Tier 3 — Requeue: If both tiers fail, the session falls back to a full requeue (session restart), governed by the workflow’s Service Unavailable Recovery settings and maximum retry attempts.
Permanent workflow update
After a successful Tier 1 recovery, the system permanently increases the wait_time on the failing node so future runs give the page more time to load before timing out:
- The failing node completes successfully after the injected delay
- The system checks that the node’s
wait_time hasn’t already been bumped
- The node’s
wait_time is increased from the default 15s to 15s + the recovery delay (e.g. 25s or 30s depending on sub-type)
- A new workflow version is created with a descriptive note, e.g.:
Auto-increased wait_time to 30s on "Click New Patient" (page loading recovery)
Unlike a static delay node, wait_time is adaptive — the node polls for the target element and proceeds as soon as it appears. If the page loads in 500ms, the node finishes in 500ms. The increased timeout is only a ceiling, not a fixed sleep.

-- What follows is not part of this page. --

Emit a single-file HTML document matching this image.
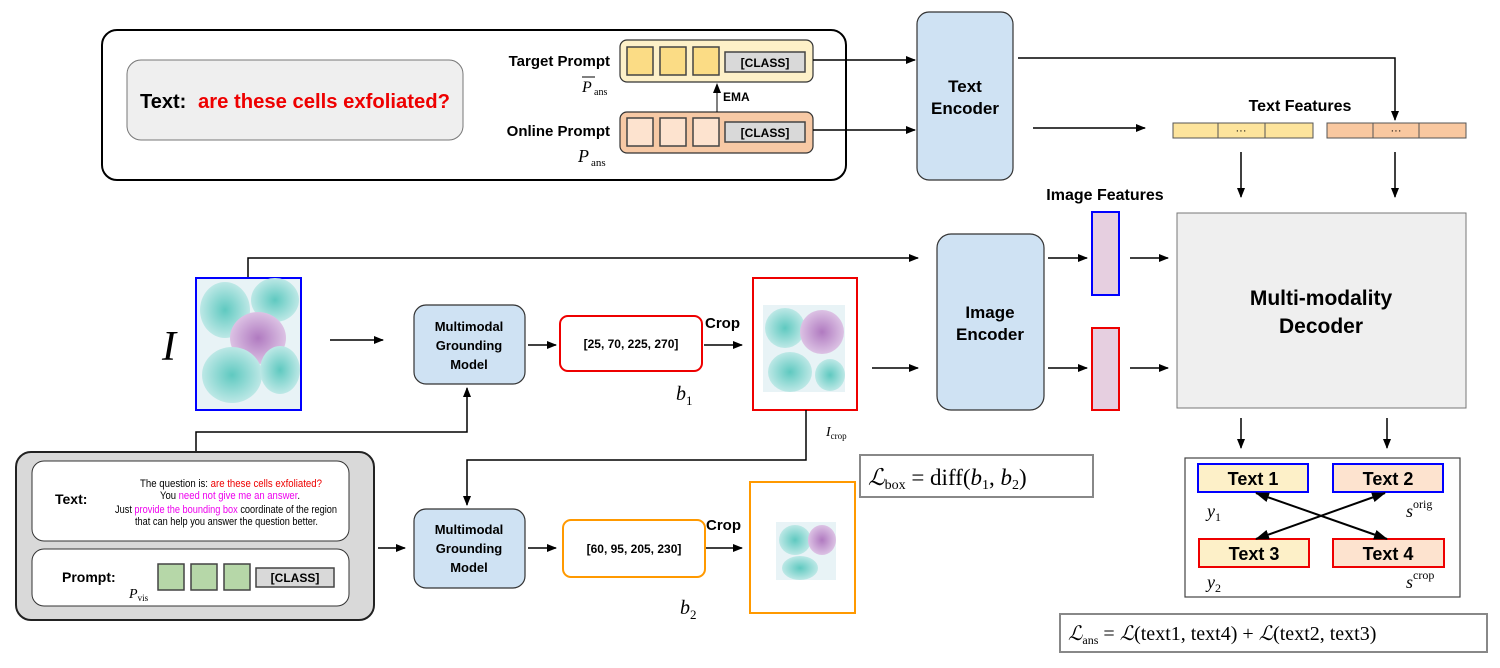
<!DOCTYPE html>
<html><head><meta charset="utf-8"><style>
body{margin:0;background:#fff;width:1500px;height:663px;overflow:hidden}
svg text{font-family:"Liberation Sans",sans-serif}
.b{font-weight:bold}
.m{font-family:"Liberation Serif",serif}
</style></head><body>
<svg width="1500" height="663" viewBox="0 0 1500 663" xmlns="http://www.w3.org/2000/svg">
<defs>
<marker id="a" markerWidth="10" markerHeight="8" refX="9" refY="4" orient="auto" markerUnits="userSpaceOnUse"><path d="M0,0 L10,4 L0,8 z" fill="#000"/></marker>
<marker id="as" markerWidth="14" markerHeight="10" refX="13" refY="5" orient="auto-start-reverse" markerUnits="userSpaceOnUse"><path d="M0,0 L14,5 L0,10 z" fill="#000"/></marker>
<radialGradient id="c1" cx="50%" cy="50%" r="50%"><stop offset="0" stop-color="#5fc9c0"/><stop offset="1" stop-color="#bde8e6"/></radialGradient>
<radialGradient id="c2" cx="50%" cy="50%" r="50%"><stop offset="0" stop-color="#b07ac0"/><stop offset="1" stop-color="#dcc2e4"/></radialGradient>
</defs>

<rect x="102" y="30" width="744" height="150" rx="15" fill="#fff" stroke="#000" stroke-width="2"/>
<rect x="127" y="60" width="336" height="80" rx="14" fill="#efefef" stroke="#777" stroke-width="1"/>
<text x="140" y="108" font-size="20" class="b">Text:</text>
<text x="198" y="108" font-size="20" class="b" fill="#e00" textLength="252" lengthAdjust="spacingAndGlyphs">are these cells exfoliated?</text>
<text x="610" y="66" font-size="15" class="b" text-anchor="end">Target Prompt</text>
<text x="582" y="92" font-size="16" class="m" font-style="italic">P</text><line x1="582" y1="77" x2="595" y2="77" stroke="#000"/><text x="594" y="95" font-size="10" class="m">ans</text>
<text x="610" y="136" font-size="15" class="b" text-anchor="end">Online Prompt</text>
<text x="578" y="162" font-size="18" class="m" font-style="italic">P</text><text x="591" y="166" font-size="11" class="m">ans</text>
<rect x="620" y="40" width="193" height="42" rx="7" fill="#fdf0c8" stroke="#333" stroke-width="1.2"/>
<rect x="627" y="47" width="26" height="28" fill="#fbdc85" stroke="#444" stroke-width="1.5"/>
<rect x="660" y="47" width="26" height="28" fill="#fbdc85" stroke="#444" stroke-width="1.5"/>
<rect x="693" y="47" width="26" height="28" fill="#fbdc85" stroke="#444" stroke-width="1.5"/>
<rect x="725" y="52" width="80" height="20" fill="#d9d9d9" stroke="#444" stroke-width="1.5"/>
<text x="765" y="67" font-size="12" class="b" text-anchor="middle">[CLASS]</text>
<rect x="620" y="112" width="193" height="41" rx="7" fill="#f7c9a5" stroke="#333" stroke-width="1.2"/>
<rect x="627" y="118" width="26" height="28" fill="#fde3cf" stroke="#444" stroke-width="1.5"/>
<rect x="660" y="118" width="26" height="28" fill="#fde3cf" stroke="#444" stroke-width="1.5"/>
<rect x="693" y="118" width="26" height="28" fill="#fde3cf" stroke="#444" stroke-width="1.5"/>
<rect x="725" y="122" width="80" height="20" fill="#d9d9d9" stroke="#444" stroke-width="1.5"/>
<text x="765" y="137" font-size="12" class="b" text-anchor="middle">[CLASS]</text>
<line x1="717" y1="112" x2="717" y2="84" stroke="#000" marker-end="url(#a)"/>
<text x="723" y="101" font-size="12" class="b">EMA</text>
<line x1="813" y1="60" x2="915" y2="60" stroke="#000" stroke-width="1.5" marker-end="url(#a)"/>
<line x1="813" y1="130" x2="915" y2="130" stroke="#000" stroke-width="1.5" marker-end="url(#a)"/>

<rect x="917" y="12" width="96" height="168" rx="12" fill="#cfe2f3" stroke="#333" stroke-width="1.2"/>
<text x="965" y="92" font-size="17" class="b" text-anchor="middle">Text</text>
<text x="965" y="114" font-size="17" class="b" text-anchor="middle">Encoder</text>
<polyline points="1018,58 1395,58 1395,120" fill="none" stroke="#000" stroke-width="1.5" marker-end="url(#a)"/>
<line x1="1033" y1="128" x2="1145" y2="128" stroke="#000" stroke-width="1.5" marker-end="url(#a)"/>
<text x="1300" y="111" font-size="16" class="b" text-anchor="middle">Text Features</text>
<rect x="1173" y="123" width="140" height="15" fill="#fde49c" stroke="#555"/>
<line x1="1218" y1="123" x2="1218" y2="138" stroke="#555"/><line x1="1265" y1="123" x2="1265" y2="138" stroke="#555"/>
<text x="1241" y="134" font-size="11" text-anchor="middle">···</text>
<rect x="1327" y="123" width="139" height="15" fill="#f9c8a0" stroke="#555"/>
<line x1="1373" y1="123" x2="1373" y2="138" stroke="#555"/><line x1="1419" y1="123" x2="1419" y2="138" stroke="#555"/>
<text x="1396" y="134" font-size="11" text-anchor="middle">···</text>
<line x1="1241" y1="152" x2="1241" y2="197" stroke="#000" stroke-width="1.5" marker-end="url(#a)"/>
<line x1="1395" y1="152" x2="1395" y2="197" stroke="#000" stroke-width="1.5" marker-end="url(#a)"/>

<rect x="1177" y="213" width="289" height="195" fill="#efefef" stroke="#777"/>
<text x="1321" y="305" font-size="21" class="b" text-anchor="middle">Multi-modality</text>
<text x="1321" y="333" font-size="21" class="b" text-anchor="middle">Decoder</text>
<text x="1105" y="200" font-size="16" class="b" text-anchor="middle">Image Features</text>
<rect x="1092" y="212" width="27" height="83" fill="#e6cfe0" stroke="#00f" stroke-width="2"/>
<rect x="1092" y="328" width="27" height="82" fill="#e6cfe0" stroke="#e00" stroke-width="2"/>
<line x1="1048" y1="258" x2="1087" y2="258" stroke="#000" stroke-width="1.5" marker-end="url(#a)"/>
<line x1="1130" y1="258" x2="1168" y2="258" stroke="#000" stroke-width="1.5" marker-end="url(#a)"/>
<line x1="1048" y1="368" x2="1087" y2="368" stroke="#000" stroke-width="1.5" marker-end="url(#a)"/>
<line x1="1130" y1="368" x2="1168" y2="368" stroke="#000" stroke-width="1.5" marker-end="url(#a)"/>

<rect x="937" y="234" width="107" height="176" rx="14" fill="#cfe2f3" stroke="#333" stroke-width="1.2"/>
<text x="990" y="318" font-size="17" class="b" text-anchor="middle">Image</text>
<text x="990" y="340" font-size="17" class="b" text-anchor="middle">Encoder</text>

<polyline points="248,278 248,258 918,258" fill="none" stroke="#000" stroke-width="1.5" marker-end="url(#a)"/>
<rect x="196" y="278" width="105" height="132" fill="#e8f3f6" stroke="#00f" stroke-width="2"/>
<ellipse cx="225" cy="310" rx="25" ry="28" fill="url(#c1)"/>
<ellipse cx="275" cy="300" rx="24" ry="22" fill="url(#c1)"/>
<ellipse cx="258" cy="338" rx="28" ry="26" fill="url(#c2)"/>
<ellipse cx="232" cy="375" rx="30" ry="28" fill="url(#c1)"/>
<ellipse cx="280" cy="370" rx="20" ry="24" fill="url(#c1)"/>
<text x="162" y="360" font-size="42" class="m" font-style="italic">I</text>
<line x1="330" y1="340" x2="383" y2="340" stroke="#000" stroke-width="1.5" marker-end="url(#a)"/>

<rect x="414" y="305" width="111" height="79" rx="12" fill="#cfe2f3" stroke="#333" stroke-width="1.2"/>
<text x="469" y="331" font-size="13" class="b" text-anchor="middle">Multimodal</text>
<text x="469" y="350" font-size="13" class="b" text-anchor="middle">Grounding</text>
<text x="469" y="369" font-size="13" class="b" text-anchor="middle">Model</text>
<line x1="528" y1="345" x2="556" y2="345" stroke="#000" stroke-width="1.5" marker-end="url(#a)"/>
<rect x="560" y="316" width="142" height="55" rx="8" fill="#fff" stroke="#e00" stroke-width="2"/>
<text x="631" y="348" font-size="12" class="b" text-anchor="middle">[25, 70, 225, 270]</text>
<text x="705" y="328" font-size="15" class="b">Crop</text>
<line x1="704" y1="345" x2="742" y2="345" stroke="#000" stroke-width="1.5" marker-end="url(#a)"/>
<text x="676" y="400" font-size="20" class="m" font-style="italic">b<tspan font-size="13" font-style="normal" dy="5">1</tspan></text>
<rect x="753" y="278" width="104" height="132" fill="#fff" stroke="#e00" stroke-width="2"/>
<rect x="763" y="305" width="82" height="87" fill="#e8f3f6"/>
<ellipse cx="785" cy="328" rx="20" ry="20" fill="url(#c1)"/>
<ellipse cx="822" cy="332" rx="22" ry="22" fill="url(#c2)"/>
<ellipse cx="790" cy="372" rx="22" ry="20" fill="url(#c1)"/>
<ellipse cx="830" cy="375" rx="15" ry="16" fill="url(#c1)"/>
<line x1="872" y1="368" x2="918" y2="368" stroke="#000" stroke-width="1.5" marker-end="url(#a)"/>
<text x="826" y="436" font-size="14" class="m" font-style="italic">I<tspan font-size="9" font-style="normal" dy="3">crop</tspan></text>
<polyline points="806,410 806,460 467,460 467,505" fill="none" stroke="#000" stroke-width="1.5" marker-end="url(#a)"/>
<polyline points="196,452 196,432 467,432 467,388" fill="none" stroke="#000" stroke-width="1.5" marker-end="url(#a)"/>

<rect x="860" y="455" width="233" height="42" fill="#fff" stroke="#888" stroke-width="2"/>
<text x="868" y="485" font-size="23" class="m"><tspan font-style="italic">ℒ</tspan><tspan font-size="14" dy="4">box</tspan><tspan dy="-4"> = diff(</tspan><tspan font-style="italic">b</tspan><tspan font-size="14" dy="4">1</tspan><tspan dy="-4">, </tspan><tspan font-style="italic">b</tspan><tspan font-size="14" dy="4">2</tspan><tspan dy="-4">)</tspan></text>

<rect x="16" y="452" width="358" height="168" rx="15" fill="#d9d9d9" stroke="#222" stroke-width="2"/>
<rect x="32" y="461" width="317" height="80" rx="12" fill="#fff" stroke="#333"/>
<rect x="32" y="549" width="317" height="57" rx="12" fill="#fff" stroke="#333"/>
<text x="55" y="504" font-size="14" class="b">Text:</text>
<g font-size="11">
<text x="140" y="487" textLength="182" lengthAdjust="spacingAndGlyphs">The question is: <tspan fill="#e00">are these cells exfoliated?</tspan></text>
<text x="160" y="499" textLength="140" lengthAdjust="spacingAndGlyphs">You <tspan fill="#e0e">need not give me an answer</tspan>.</text>
<text x="115" y="513" textLength="222" lengthAdjust="spacingAndGlyphs">Just <tspan fill="#e0e">provide the bounding box</tspan> coordinate of the region</text>
<text x="135" y="525" textLength="183" lengthAdjust="spacingAndGlyphs">that can help you answer the question better.</text>
</g>
<text x="62" y="582" font-size="14" class="b">Prompt:</text>
<text x="129" y="598" font-size="14" class="m" font-style="italic">P<tspan font-size="9" font-style="normal" dy="3">vis</tspan></text>
<rect x="158" y="564" width="26" height="26" fill="#b6d7a8" stroke="#444" stroke-width="1.5"/>
<rect x="191" y="564" width="26" height="26" fill="#b6d7a8" stroke="#444" stroke-width="1.5"/>
<rect x="224" y="564" width="26" height="26" fill="#b6d7a8" stroke="#444" stroke-width="1.5"/>
<rect x="256" y="568" width="78" height="19" fill="#d9d9d9" stroke="#444" stroke-width="1.5"/>
<text x="295" y="582" font-size="12" class="b" text-anchor="middle">[CLASS]</text>
<line x1="378" y1="548" x2="405" y2="548" stroke="#000" stroke-width="1.5" marker-end="url(#a)"/>

<rect x="414" y="509" width="111" height="79" rx="12" fill="#cfe2f3" stroke="#333" stroke-width="1.2"/>
<text x="469" y="534" font-size="13" class="b" text-anchor="middle">Multimodal</text>
<text x="469" y="553" font-size="13" class="b" text-anchor="middle">Grounding</text>
<text x="469" y="572" font-size="13" class="b" text-anchor="middle">Model</text>
<line x1="528" y1="548" x2="556" y2="548" stroke="#000" stroke-width="1.5" marker-end="url(#a)"/>
<rect x="563" y="520" width="142" height="57" rx="8" fill="#fff" stroke="#f90" stroke-width="2"/>
<text x="634" y="553" font-size="12" class="b" text-anchor="middle">[60, 95, 205, 230]</text>
<text x="706" y="530" font-size="15" class="b">Crop</text>
<line x1="706" y1="548" x2="742" y2="548" stroke="#000" stroke-width="1.5" marker-end="url(#a)"/>
<text x="680" y="614" font-size="20" class="m" font-style="italic">b<tspan font-size="13" font-style="normal" dy="5">2</tspan></text>
<rect x="750" y="482" width="105" height="131" fill="#fff" stroke="#f90" stroke-width="2"/>
<rect x="776" y="522" width="60" height="58" fill="#e8f3f6"/>
<ellipse cx="795" cy="540" rx="16" ry="15" fill="url(#c1)"/>
<ellipse cx="822" cy="540" rx="14" ry="15" fill="url(#c2)"/>
<ellipse cx="800" cy="568" rx="18" ry="12" fill="url(#c1)"/>

<line x1="1241" y1="418" x2="1241" y2="448" stroke="#000" stroke-width="1.5" marker-end="url(#a)"/>
<line x1="1387" y1="418" x2="1387" y2="448" stroke="#000" stroke-width="1.5" marker-end="url(#a)"/>
<rect x="1185" y="458" width="275" height="139" fill="#fff" stroke="#444" stroke-width="1.2"/>
<rect x="1198" y="464" width="110" height="28" fill="#fdf0c8" stroke="#00f" stroke-width="2"/>
<rect x="1333" y="464" width="110" height="28" fill="#fde3cf" stroke="#00f" stroke-width="2"/>
<rect x="1199" y="539" width="110" height="28" fill="#fdf0c8" stroke="#e00" stroke-width="2"/>
<rect x="1333" y="539" width="111" height="28" fill="#fde3cf" stroke="#e00" stroke-width="2"/>
<text x="1253" y="485" font-size="18" class="b" text-anchor="middle">Text 1</text>
<text x="1388" y="485" font-size="18" class="b" text-anchor="middle">Text 2</text>
<text x="1254" y="560" font-size="18" class="b" text-anchor="middle">Text 3</text>
<text x="1388" y="560" font-size="18" class="b" text-anchor="middle">Text 4</text>
<line x1="1256" y1="493" x2="1387" y2="539" stroke="#000" stroke-width="2" marker-start="url(#as)" marker-end="url(#as)"/>
<line x1="1385" y1="493" x2="1256" y2="539" stroke="#000" stroke-width="2" marker-start="url(#as)" marker-end="url(#as)"/>
<text x="1207" y="517" font-size="18" class="m" font-style="italic">y<tspan font-size="12" font-style="normal" dy="4">1</tspan></text>
<text x="1406" y="517" font-size="18" class="m" font-style="italic">s<tspan font-size="12" font-style="normal" dy="-9">orig</tspan></text>
<text x="1207" y="588" font-size="18" class="m" font-style="italic">y<tspan font-size="12" font-style="normal" dy="4">2</tspan></text>
<text x="1406" y="588" font-size="18" class="m" font-style="italic">s<tspan font-size="12" font-style="normal" dy="-9">crop</tspan></text>
<rect x="1060" y="614" width="427" height="38" fill="#fff" stroke="#888" stroke-width="2"/>
<text x="1068" y="640" font-size="20" class="m"><tspan font-style="italic">ℒ</tspan><tspan font-size="12" dy="4">ans</tspan><tspan dy="-4"> = </tspan><tspan font-style="italic">ℒ</tspan>(text1, text4)  +  <tspan font-style="italic">ℒ</tspan>(text2, text3)</text>
</svg>
</body></html>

The wait_time bump is safe and non-destructive. Each update creates a new workflow version, so you can always review or revert from the workflow version history.
Configuration
Page Loading Recovery is enabled automatically for all workflows. No additional configuration is required. The recovery respects your existing error handling settings — Maximum Error Recovery Attempts controls how many times Tier 3 (requeue) can retry, and Service Unavailable Recovery must be enabled for Tier 3 fallback to activate.